# [WORK TO DO]
Pull each line holding "with" out of the entries below.

# [DATA SUPPLIED]
^^^^

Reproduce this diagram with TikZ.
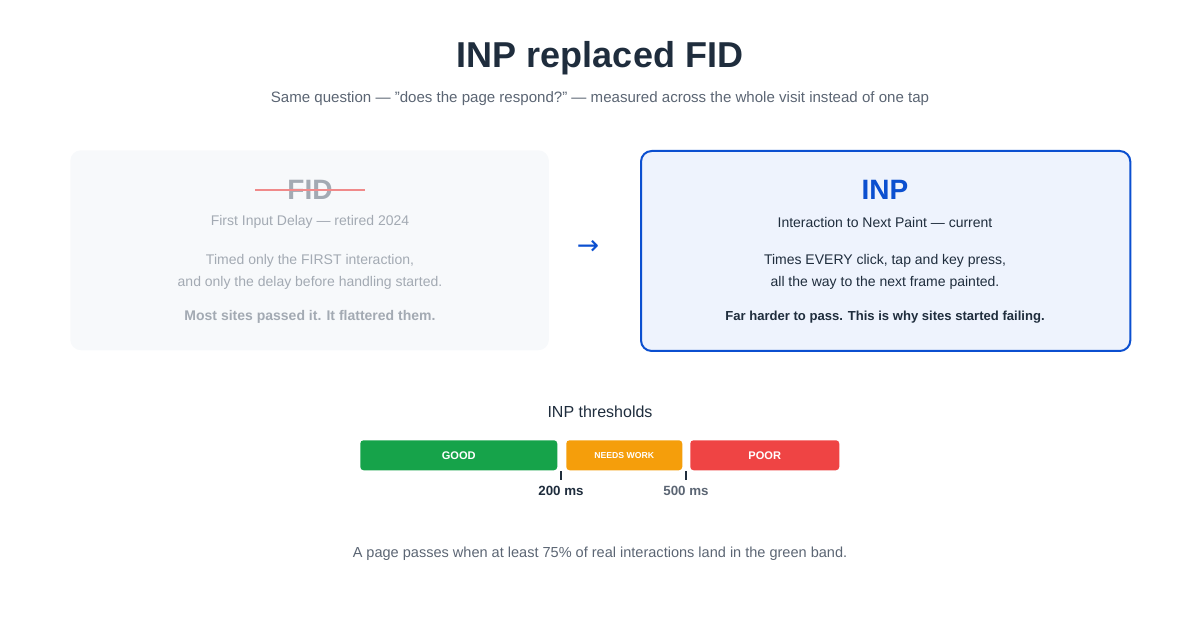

^^^^

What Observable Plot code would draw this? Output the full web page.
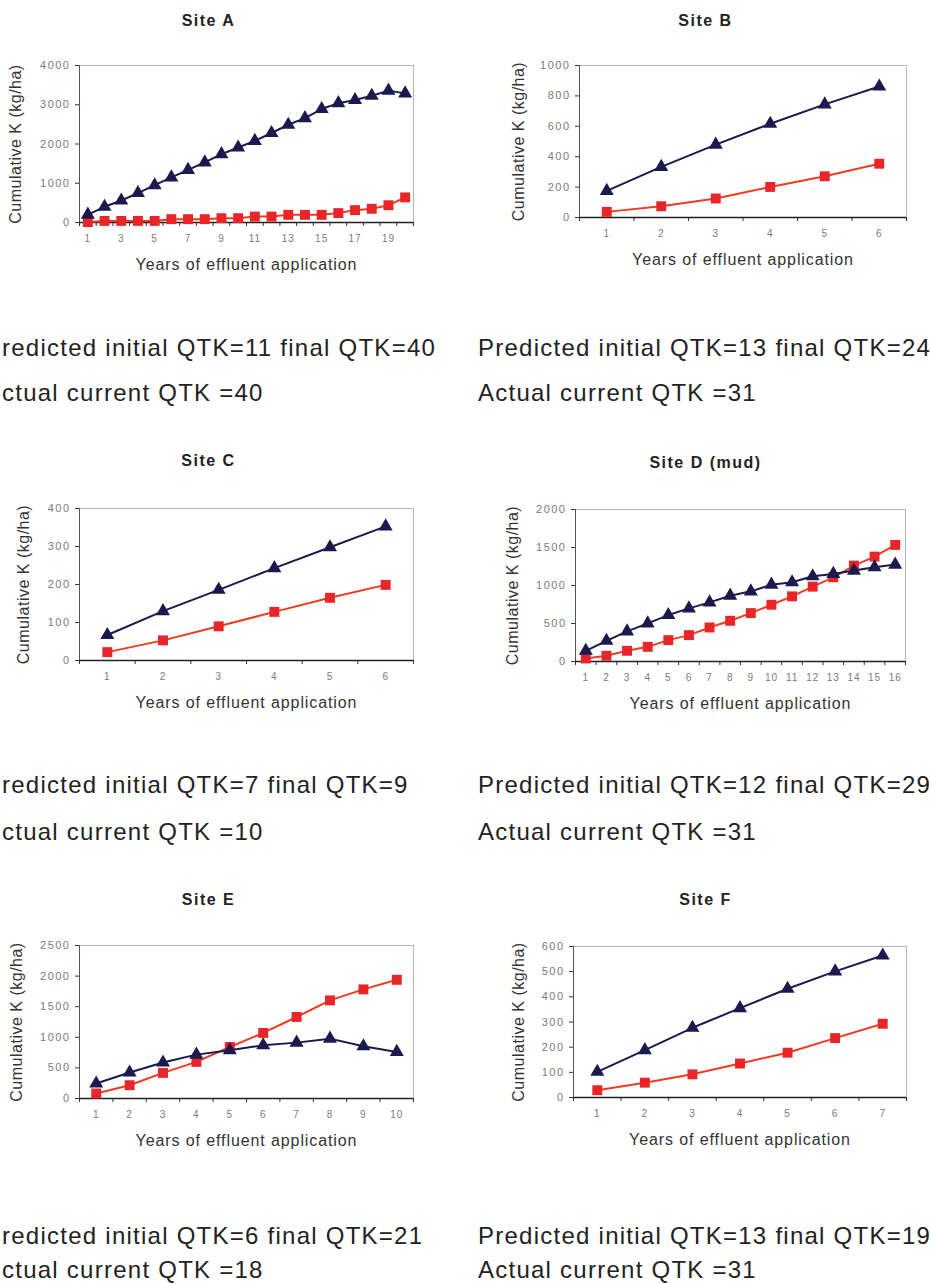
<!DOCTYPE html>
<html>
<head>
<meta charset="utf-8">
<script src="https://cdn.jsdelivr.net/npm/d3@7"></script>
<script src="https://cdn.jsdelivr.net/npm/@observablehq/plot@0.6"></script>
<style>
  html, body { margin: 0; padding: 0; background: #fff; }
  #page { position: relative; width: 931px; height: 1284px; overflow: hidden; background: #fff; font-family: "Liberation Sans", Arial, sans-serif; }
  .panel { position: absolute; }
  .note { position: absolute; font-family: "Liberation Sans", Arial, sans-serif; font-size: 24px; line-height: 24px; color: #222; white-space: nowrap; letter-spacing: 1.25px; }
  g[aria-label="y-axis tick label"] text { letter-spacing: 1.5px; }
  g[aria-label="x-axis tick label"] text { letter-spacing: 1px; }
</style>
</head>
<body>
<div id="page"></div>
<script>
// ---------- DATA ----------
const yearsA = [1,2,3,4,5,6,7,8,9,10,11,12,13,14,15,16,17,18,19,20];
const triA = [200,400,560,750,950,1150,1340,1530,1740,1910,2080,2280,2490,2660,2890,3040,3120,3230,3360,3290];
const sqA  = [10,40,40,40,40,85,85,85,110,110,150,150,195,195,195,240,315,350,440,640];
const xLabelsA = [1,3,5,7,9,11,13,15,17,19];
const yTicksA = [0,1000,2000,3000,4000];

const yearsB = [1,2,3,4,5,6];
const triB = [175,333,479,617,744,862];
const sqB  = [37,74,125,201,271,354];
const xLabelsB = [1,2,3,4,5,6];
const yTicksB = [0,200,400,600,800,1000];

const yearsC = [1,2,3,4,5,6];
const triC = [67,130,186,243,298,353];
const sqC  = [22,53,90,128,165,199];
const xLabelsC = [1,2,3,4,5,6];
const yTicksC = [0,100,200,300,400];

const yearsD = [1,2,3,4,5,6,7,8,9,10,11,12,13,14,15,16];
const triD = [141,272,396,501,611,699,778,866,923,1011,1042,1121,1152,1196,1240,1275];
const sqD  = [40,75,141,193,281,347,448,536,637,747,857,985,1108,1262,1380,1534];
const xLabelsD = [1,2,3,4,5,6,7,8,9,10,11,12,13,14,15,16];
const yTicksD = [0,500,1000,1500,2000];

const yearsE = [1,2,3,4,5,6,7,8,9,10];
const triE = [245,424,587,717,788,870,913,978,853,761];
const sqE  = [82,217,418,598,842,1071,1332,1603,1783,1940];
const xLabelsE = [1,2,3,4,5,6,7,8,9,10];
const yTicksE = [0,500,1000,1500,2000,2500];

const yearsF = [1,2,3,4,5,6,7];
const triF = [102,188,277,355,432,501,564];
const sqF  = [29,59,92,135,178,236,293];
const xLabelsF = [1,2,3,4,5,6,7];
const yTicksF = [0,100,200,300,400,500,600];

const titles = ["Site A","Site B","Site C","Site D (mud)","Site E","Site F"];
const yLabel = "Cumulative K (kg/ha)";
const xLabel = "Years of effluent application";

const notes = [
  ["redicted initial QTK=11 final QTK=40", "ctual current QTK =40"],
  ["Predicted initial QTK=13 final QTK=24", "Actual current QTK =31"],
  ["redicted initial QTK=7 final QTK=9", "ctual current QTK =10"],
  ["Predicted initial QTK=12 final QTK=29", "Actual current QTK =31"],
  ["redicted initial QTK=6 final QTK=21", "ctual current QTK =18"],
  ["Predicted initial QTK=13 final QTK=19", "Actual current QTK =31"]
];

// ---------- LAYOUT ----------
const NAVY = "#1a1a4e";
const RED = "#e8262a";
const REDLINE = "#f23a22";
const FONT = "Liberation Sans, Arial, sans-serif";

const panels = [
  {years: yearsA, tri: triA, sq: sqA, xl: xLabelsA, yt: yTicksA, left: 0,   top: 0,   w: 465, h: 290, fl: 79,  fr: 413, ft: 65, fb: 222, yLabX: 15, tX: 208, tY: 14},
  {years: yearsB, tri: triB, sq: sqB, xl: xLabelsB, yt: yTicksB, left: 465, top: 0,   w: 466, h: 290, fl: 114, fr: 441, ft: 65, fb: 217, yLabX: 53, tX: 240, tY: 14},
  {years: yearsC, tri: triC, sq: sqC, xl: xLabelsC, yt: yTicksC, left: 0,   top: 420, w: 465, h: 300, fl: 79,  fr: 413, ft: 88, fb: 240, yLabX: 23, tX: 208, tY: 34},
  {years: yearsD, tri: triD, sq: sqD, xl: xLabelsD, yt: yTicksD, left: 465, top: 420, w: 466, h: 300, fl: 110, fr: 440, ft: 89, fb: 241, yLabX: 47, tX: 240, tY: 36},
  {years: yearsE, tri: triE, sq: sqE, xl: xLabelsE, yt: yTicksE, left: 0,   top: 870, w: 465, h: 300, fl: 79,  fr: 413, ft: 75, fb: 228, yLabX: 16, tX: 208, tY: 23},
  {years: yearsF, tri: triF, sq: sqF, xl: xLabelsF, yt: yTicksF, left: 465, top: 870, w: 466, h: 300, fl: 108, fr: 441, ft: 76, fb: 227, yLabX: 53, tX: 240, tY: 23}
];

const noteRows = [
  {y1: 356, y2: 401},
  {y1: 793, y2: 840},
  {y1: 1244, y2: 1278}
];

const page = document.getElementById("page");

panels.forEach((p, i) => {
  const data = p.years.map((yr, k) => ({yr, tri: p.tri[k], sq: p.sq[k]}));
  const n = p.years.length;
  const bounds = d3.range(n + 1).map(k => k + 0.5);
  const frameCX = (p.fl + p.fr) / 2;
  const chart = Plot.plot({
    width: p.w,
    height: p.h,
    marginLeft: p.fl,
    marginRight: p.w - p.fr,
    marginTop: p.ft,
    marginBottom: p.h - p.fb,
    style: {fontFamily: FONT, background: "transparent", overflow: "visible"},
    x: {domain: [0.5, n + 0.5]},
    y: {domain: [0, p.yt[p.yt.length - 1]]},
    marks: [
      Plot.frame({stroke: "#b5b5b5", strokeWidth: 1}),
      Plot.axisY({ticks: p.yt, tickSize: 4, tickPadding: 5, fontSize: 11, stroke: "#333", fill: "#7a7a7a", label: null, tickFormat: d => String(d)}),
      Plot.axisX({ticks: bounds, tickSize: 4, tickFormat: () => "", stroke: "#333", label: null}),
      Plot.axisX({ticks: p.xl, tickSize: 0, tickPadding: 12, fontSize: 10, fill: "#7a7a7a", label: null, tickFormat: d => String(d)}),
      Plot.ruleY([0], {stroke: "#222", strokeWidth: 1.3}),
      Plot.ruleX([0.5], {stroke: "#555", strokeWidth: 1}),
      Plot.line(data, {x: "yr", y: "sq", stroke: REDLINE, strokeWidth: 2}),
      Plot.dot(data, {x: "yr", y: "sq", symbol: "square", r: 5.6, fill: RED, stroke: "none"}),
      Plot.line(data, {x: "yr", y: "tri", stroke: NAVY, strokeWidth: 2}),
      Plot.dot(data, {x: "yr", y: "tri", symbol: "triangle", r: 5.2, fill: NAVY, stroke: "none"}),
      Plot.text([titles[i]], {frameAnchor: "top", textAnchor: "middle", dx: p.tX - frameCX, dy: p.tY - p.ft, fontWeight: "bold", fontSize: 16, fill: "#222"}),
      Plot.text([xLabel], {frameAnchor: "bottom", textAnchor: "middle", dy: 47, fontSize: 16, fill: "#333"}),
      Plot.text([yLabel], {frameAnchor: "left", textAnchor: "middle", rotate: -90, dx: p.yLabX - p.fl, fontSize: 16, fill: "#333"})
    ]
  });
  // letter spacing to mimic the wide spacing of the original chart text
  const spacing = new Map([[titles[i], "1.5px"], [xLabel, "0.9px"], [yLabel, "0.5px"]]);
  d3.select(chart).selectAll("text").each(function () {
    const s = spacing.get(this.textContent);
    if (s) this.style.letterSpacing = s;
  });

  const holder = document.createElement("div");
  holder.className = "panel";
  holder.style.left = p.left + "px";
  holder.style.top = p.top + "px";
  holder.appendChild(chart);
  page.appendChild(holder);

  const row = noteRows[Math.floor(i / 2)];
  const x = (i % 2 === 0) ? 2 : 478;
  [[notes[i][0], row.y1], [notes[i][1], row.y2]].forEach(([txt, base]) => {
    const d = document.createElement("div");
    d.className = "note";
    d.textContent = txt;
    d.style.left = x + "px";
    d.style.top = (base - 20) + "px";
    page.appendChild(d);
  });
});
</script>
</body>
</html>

^^^^

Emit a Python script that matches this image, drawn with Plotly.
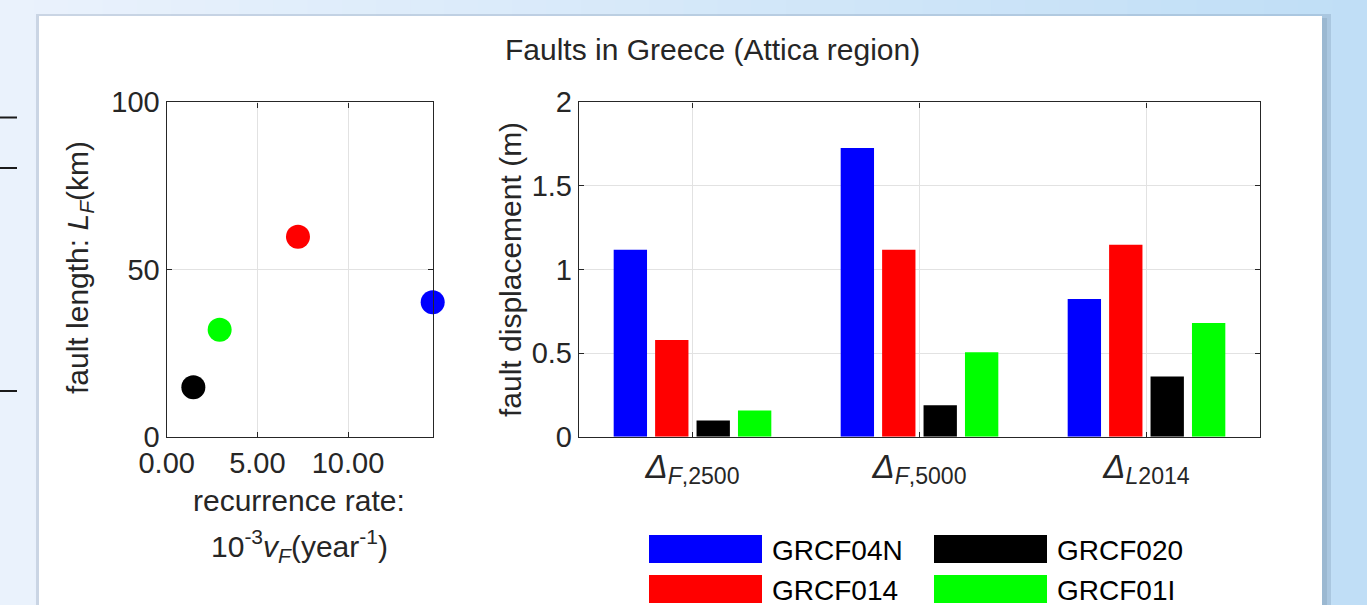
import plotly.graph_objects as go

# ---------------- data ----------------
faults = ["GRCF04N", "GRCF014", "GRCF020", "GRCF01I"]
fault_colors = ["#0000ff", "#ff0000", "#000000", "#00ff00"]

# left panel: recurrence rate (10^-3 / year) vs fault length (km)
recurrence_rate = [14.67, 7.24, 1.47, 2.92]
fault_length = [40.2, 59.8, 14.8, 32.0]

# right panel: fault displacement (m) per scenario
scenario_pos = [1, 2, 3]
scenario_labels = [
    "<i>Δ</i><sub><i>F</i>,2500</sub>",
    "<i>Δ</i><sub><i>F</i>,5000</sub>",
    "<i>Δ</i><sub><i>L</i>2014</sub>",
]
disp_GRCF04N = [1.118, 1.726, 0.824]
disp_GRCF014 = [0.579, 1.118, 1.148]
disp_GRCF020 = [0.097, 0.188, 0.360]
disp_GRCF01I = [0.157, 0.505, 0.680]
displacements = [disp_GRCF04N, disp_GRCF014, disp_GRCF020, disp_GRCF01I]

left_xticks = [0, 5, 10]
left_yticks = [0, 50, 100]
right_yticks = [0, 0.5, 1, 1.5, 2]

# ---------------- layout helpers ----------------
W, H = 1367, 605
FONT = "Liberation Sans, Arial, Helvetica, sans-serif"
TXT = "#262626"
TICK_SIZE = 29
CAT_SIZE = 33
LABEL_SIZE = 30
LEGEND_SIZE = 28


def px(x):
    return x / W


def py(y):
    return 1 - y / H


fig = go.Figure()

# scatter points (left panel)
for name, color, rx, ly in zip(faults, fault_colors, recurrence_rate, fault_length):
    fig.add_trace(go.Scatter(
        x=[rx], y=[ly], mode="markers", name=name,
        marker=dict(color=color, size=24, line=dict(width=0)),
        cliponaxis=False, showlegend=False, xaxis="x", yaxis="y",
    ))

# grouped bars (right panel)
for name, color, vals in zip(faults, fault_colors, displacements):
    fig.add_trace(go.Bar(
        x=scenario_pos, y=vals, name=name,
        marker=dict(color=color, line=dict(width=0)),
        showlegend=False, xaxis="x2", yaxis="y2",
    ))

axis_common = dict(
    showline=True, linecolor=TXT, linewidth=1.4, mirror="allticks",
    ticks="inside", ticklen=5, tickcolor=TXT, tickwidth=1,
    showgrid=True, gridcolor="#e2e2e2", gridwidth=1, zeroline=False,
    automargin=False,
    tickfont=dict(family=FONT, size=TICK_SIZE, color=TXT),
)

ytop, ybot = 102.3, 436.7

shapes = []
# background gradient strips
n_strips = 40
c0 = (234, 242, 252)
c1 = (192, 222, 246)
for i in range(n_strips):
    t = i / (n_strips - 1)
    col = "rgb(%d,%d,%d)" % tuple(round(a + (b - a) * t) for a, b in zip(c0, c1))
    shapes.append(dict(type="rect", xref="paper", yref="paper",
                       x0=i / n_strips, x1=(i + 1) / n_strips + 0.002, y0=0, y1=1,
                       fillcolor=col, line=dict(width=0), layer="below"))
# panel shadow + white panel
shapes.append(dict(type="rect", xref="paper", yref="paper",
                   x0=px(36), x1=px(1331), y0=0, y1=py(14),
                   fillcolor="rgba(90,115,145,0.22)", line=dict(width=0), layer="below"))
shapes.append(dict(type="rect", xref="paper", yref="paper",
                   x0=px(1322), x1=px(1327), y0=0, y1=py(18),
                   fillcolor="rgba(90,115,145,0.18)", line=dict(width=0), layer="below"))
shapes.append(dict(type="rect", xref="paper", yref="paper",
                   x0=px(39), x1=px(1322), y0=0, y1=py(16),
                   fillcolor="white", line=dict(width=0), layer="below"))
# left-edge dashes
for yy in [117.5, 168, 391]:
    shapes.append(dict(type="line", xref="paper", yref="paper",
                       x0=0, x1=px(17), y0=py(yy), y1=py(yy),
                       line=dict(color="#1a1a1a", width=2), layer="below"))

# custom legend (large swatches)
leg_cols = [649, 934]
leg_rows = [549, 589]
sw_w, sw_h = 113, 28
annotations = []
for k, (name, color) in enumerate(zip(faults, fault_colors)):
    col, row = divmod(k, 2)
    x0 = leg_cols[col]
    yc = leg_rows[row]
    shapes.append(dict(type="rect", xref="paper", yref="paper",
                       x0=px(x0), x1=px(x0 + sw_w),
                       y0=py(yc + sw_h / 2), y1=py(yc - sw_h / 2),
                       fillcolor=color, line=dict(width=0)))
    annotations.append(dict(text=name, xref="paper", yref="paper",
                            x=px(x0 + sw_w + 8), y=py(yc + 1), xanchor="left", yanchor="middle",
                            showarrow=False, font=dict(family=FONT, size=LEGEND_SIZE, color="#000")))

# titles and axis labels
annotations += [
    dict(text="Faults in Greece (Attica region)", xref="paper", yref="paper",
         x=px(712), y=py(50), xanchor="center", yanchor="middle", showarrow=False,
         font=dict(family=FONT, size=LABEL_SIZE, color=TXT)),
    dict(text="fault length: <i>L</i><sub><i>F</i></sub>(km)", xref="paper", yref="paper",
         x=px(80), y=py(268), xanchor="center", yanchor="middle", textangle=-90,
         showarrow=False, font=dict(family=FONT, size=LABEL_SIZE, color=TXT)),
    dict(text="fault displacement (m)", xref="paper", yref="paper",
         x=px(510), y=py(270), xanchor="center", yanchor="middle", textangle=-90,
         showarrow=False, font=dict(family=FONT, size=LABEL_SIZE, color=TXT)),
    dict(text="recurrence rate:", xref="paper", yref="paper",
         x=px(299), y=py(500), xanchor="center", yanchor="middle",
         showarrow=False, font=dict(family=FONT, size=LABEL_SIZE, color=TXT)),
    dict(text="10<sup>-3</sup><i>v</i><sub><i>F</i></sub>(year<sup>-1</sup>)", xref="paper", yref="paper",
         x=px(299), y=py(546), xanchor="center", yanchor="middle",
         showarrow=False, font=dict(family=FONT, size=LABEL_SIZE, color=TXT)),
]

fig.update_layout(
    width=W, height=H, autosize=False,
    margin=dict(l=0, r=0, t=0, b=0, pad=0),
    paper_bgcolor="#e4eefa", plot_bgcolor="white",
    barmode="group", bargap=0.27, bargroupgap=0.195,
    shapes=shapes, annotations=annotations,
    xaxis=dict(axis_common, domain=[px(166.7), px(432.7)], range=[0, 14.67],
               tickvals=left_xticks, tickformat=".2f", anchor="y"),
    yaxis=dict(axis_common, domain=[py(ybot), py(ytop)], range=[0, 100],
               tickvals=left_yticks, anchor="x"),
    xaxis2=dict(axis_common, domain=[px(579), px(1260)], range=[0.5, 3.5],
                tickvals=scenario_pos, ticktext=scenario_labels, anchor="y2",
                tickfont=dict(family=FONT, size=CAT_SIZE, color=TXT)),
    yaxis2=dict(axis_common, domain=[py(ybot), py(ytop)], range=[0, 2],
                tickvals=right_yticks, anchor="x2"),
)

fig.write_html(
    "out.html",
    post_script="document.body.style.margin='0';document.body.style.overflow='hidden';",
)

^^^^

# [CORRECT RESULT]
Reproduce this diagram with TikZ.
Emit a Python script that matches this image, drawn with Plotly.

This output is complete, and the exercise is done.